Looking back, I actually don’t remember what first drew me to Newfoundland, but I’m so glad I made the trip. An island at the end of the world, I spent 8 days driving around with only the roughest of plans, exploring rugged coastlines, seeing exotic wildlife, and having most places entirely to myself.
Flying into St. John’s, I pointed the car south and drove around the Avalon Peninsula, starting with the lighthouse at the easternmost point of North America. The peninsula is also home to one of the largest seabird colonies in the area, with tens of thousands of nesting gannets, razorbills, and seagulls.
Driving northwest along the Trans-Canada Highway, I started seeing signs for towns with names like Come By Chance, Salvage, and Deadman’s Bay. The trees were stunted and twisted, the products of many harsh winters. It was mid-May and the weather had warmed up a bit since then, but I still spent the day driving through one chilly rainstorm after another. About half way up the coast, I turned a corner and saw an enormous iceberg not far out to sea, bigger than most houses. These ice giants break off the Greenland Ice Sheet and float down the Labrador Current, slowly melting back into the sea after more than 10,000 years of being frozen. Another reminder of how far north I was and just one of several I’d see over the course of the trip.
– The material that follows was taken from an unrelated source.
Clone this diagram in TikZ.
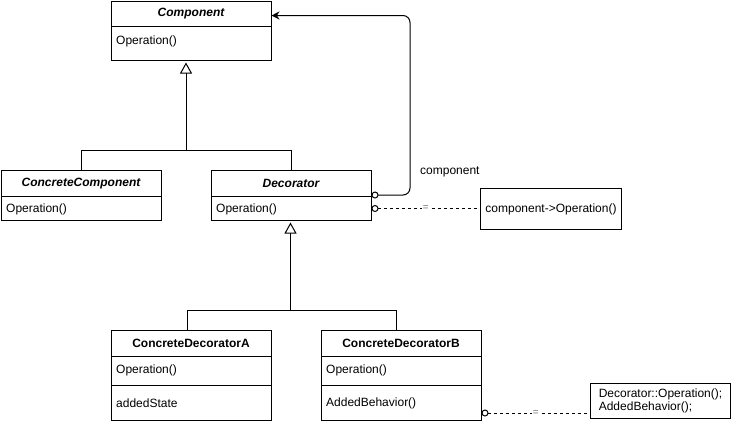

A remote island off the Newfoundland coast, Fogo is a place in transition. This spec of land in the North Atlantic relied on the cod fishing industry for hundreds of years before its collapse in the 1990s. As with many small communities across Newfoundland, the collapse hit hard and many people struggled to find new work. Today, Fogo is an island in transition. Zita Cobb, after a successful career in the fiber optics industry on the mainland, moved back to her home on the island and founded a nonprofit—Shorefast—that is working to bring tourism and the arts to the island. With Canadian architect Todd Saunders, the foundation built several artist studios on the island. Made with local materials as much as possible, the modern and minimalist structures mimic the simple wooden structures that have been built on the island for centuries. The main feature of the island, however, is the Fogo Island Inn. Proceeds from this luxury hotel are reinvested in the island community and most of the furniture and textiles are created by local craftspeople. The hotel is an expensive stay, with rooms starting at about $1500 per night, but I got a taste of the experience with a lunch in the dining room overlooking crashing waves and icebergs for a fraction of the cost.
Continuing my journey northwestward, I headed towards Gros Morne National Park. I wasn’t able to hit a few highlights of the park due to early season conditions and my messed up knee, but even so I saw enough to know that I’ll definitely make a trip back again soon. It’s not often that I get to see caribou right by the side of the road.
Puffins and whales. The two last things I wanted to see on Newfoundland and the Bonavista Peninsula had both in spades. I took a whale watching tour and when we didn’t see many (early season), the captain offered to take me out again that evening for free if I wanted. He’d seen a sperm whale in the distance and wanted to try to get a closer view. No luck with that, but a handful of humpback whales made the near-freezing rain and choppy waters worth it. I spent two evenings down at the puffin nesting site and even though most were a bit too far out of reach for my lens, they were still fantastic to watch. Much, much smaller than I’d imagined, these guys were really clumsy on land since they spend most of the year out at sea. For many of them, it was the first time they’d been back to land since they first left after hatching.